In your copy, leave out the pictures; write out all the data exactly.

- **DATA SEGMENT**
___
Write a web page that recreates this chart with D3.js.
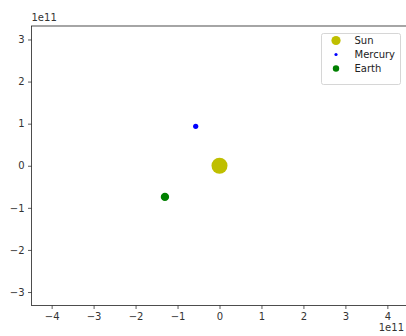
<!DOCTYPE html>
<html>
<head>
<meta charset="utf-8">
<script src="https://cdn.jsdelivr.net/npm/d3@7"></script>
<style>
  html, body { margin: 0; padding: 0; background: #fff; }
  svg { display: block; }
  text { font-family: "DejaVu Sans", sans-serif; }
</style>
</head>
<body>
<svg id="chart" width="406" height="336"></svg>
<script>
// Body positions (metres) at one snapshot of the simulation
const bodies = ["Sun", "Mercury", "Earth"];
const xPos = [0, -0.567e11, -1.30e11];
const yPos = [0, 0.936e11, -0.74e11];
const colors = ["#bfbf00", "#0000ff", "#008000"];
const markerRadius = [8, 2.6, 4.2];
const legendRadius = [4.6, 1.6, 3.2];

// Tick values, in units of 1e11
const xTicks = [-4, -3, -2, -1, 0, 1, 2, 3, 4];
const yTicks = [-3, -2, -1, 0, 1, 2, 3];

const svg = d3.select("#chart");
const plot = { left: 31.5, right: 407.5, top: 26, bottom: 305.5 };

const x = d3.scaleLinear().domain([-4.48e11, 4.48e11]).range([plot.left, plot.right]);
const y = d3.scaleLinear().domain([-3.32e11, 3.32e11]).range([plot.bottom, plot.top]);

const fmt = v => d3.format("d")(Math.round(v / 1e11)).replace("-", "\u2212");

// Axes
const xAxis = d3.axisBottom(x)
  .tickValues(xTicks.map(v => v * 1e11))
  .tickFormat(fmt)
  .tickSize(3.5).tickPadding(3.5);
const yAxis = d3.axisLeft(y)
  .tickValues(yTicks.map(v => v * 1e11))
  .tickFormat(fmt)
  .tickSize(3.5).tickPadding(3.5);

const gx = svg.append("g").attr("transform", `translate(0,${plot.bottom})`).call(xAxis);
const gy = svg.append("g").attr("transform", `translate(${plot.left},0)`).call(yAxis);
[gx, gy].forEach(g => {
  g.select(".domain").remove();
  g.selectAll(".tick line").attr("stroke", "#333").attr("stroke-width", 0.8);
  g.selectAll(".tick text").attr("font-size", 10).attr("fill", "#333")
    .attr("font-family", "DejaVu Sans, sans-serif");
});

// Frame
svg.append("rect")
  .attr("x", plot.left).attr("y", plot.top)
  .attr("width", plot.right - plot.left).attr("height", plot.bottom - plot.top)
  .attr("fill", "none").attr("stroke", "#222").attr("stroke-width", 0.8);

// Offset labels
svg.append("text").attr("x", plot.left).attr("y", 21).attr("font-size", 10)
  .attr("fill", "#333").text("1e11");
svg.append("text").attr("x", 404).attr("y", 331).attr("font-size", 10)
  .attr("text-anchor", "end").attr("fill", "#333").text("1e11");

// Bodies
svg.append("g").selectAll("circle")
  .data(bodies)
  .join("circle")
  .attr("cx", (d, i) => x(xPos[i]))
  .attr("cy", (d, i) => y(yPos[i]))
  .attr("r", (d, i) => markerRadius[i])
  .attr("fill", (d, i) => colors[i]);

// Legend
const lg = svg.append("g").attr("transform", "translate(321.5,33.5)");
lg.append("rect").attr("width", 79).attr("height", 51).attr("rx", 2)
  .attr("fill", "#fff").attr("fill-opacity", 0.8)
  .attr("stroke", "#ccc").attr("stroke-width", 0.8);
const items = lg.selectAll("g.item").data(bodies).join("g")
  .attr("class", "item")
  .attr("transform", (d, i) => `translate(0,${7 + i * 14})`);
items.append("circle").attr("cx", 14.5)
  .attr("r", (d, i) => legendRadius[i])
  .attr("fill", (d, i) => colors[i]);
items.append("text").attr("x", 33).attr("dy", "0.35em")
  .attr("font-size", 10).attr("fill", "#222").text(d => d);
</script>
</body>
</html>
___
- **RESULT OF THIS EXERCISE**
Write a web page that recreates this chart with D3.js.
<!DOCTYPE html>
<html>
<head>
<meta charset="utf-8">
<script src="https://cdn.jsdelivr.net/npm/d3@7"></script>
<style>
  html, body { margin: 0; padding: 0; background: #fff; }
  svg { display: block; }
  text { font-family: "DejaVu Sans", sans-serif; }
</style>
</head>
<body>
<svg id="chart" width="406" height="336"></svg>
<script>
// Body positions (metres) at one snapshot of the simulation
const bodies = ["Sun", "Mercury", "Earth"];
const xPos = [0, -0.567e11, -1.30e11];
const yPos = [0, 0.936e11, -0.74e11];
const colors = ["#bfbf00", "#0000ff", "#008000"];
const markerRadius = [8, 2.6, 4.2];
const legendRadius = [4.6, 1.6, 3.2];

// Tick values, in units of 1e11
const xTicks = [-4, -3, -2, -1, 0, 1, 2, 3, 4];
const yTicks = [-3, -2, -1, 0, 1, 2, 3];

const svg = d3.select("#chart");
const plot = { left: 31.5, right: 407.5, top: 26, bottom: 305.5 };

const x = d3.scaleLinear().domain([-4.48e11, 4.48e11]).range([plot.left, plot.right]);
const y = d3.scaleLinear().domain([-3.32e11, 3.32e11]).range([plot.bottom, plot.top]);

const fmt = v => d3.format("d")(Math.round(v / 1e11)).replace("-", "\u2212");

// Axes
const xAxis = d3.axisBottom(x)
  .tickValues(xTicks.map(v => v * 1e11))
  .tickFormat(fmt)
  .tickSize(3.5).tickPadding(3.5);
const yAxis = d3.axisLeft(y)
  .tickValues(yTicks.map(v => v * 1e11))
  .tickFormat(fmt)
  .tickSize(3.5).tickPadding(3.5);

const gx = svg.append("g").attr("transform", `translate(0,${plot.bottom})`).call(xAxis);
const gy = svg.append("g").attr("transform", `translate(${plot.left},0)`).call(yAxis);
[gx, gy].forEach(g => {
  g.select(".domain").remove();
  g.selectAll(".tick line").attr("stroke", "#333").attr("stroke-width", 0.8);
  g.selectAll(".tick text").attr("font-size", 10).attr("fill", "#333")
    .attr("font-family", "DejaVu Sans, sans-serif");
});

// Frame
svg.append("rect")
  .attr("x", plot.left).attr("y", plot.top)
  .attr("width", plot.right - plot.left).attr("height", plot.bottom - plot.top)
  .attr("fill", "none").attr("stroke", "#222").attr("stroke-width", 0.8);

// Offset labels
svg.append("text").attr("x", plot.left).attr("y", 21).attr("font-size", 10)
  .attr("fill", "#333").text("1e11");
svg.append("text").attr("x", 404).attr("y", 331).attr("font-size", 10)
  .attr("text-anchor", "end").attr("fill", "#333").text("1e11");

// Bodies
svg.append("g").selectAll("circle")
  .data(bodies)
  .join("circle")
  .attr("cx", (d, i) => x(xPos[i]))
  .attr("cy", (d, i) => y(yPos[i]))
  .attr("r", (d, i) => markerRadius[i])
  .attr("fill", (d, i) => colors[i]);

// Legend
const lg = svg.append("g").attr("transform", "translate(321.5,33.5)");
lg.append("rect").attr("width", 79).attr("height", 51).attr("rx", 2)
  .attr("fill", "#fff").attr("fill-opacity", 0.8)
  .attr("stroke", "#ccc").attr("stroke-width", 0.8);
const items = lg.selectAll("g.item").data(bodies).join("g")
  .attr("class", "item")
  .attr("transform", (d, i) => `translate(0,${7 + i * 14})`);
items.append("circle").attr("cx", 14.5)
  .attr("r", (d, i) => legendRadius[i])
  .attr("fill", (d, i) => colors[i]);
items.append("text").attr("x", 33).attr("dy", "0.35em")
  .attr("font-size", 10).attr("fill", "#222").text(d => d);
</script>
</body>
</html>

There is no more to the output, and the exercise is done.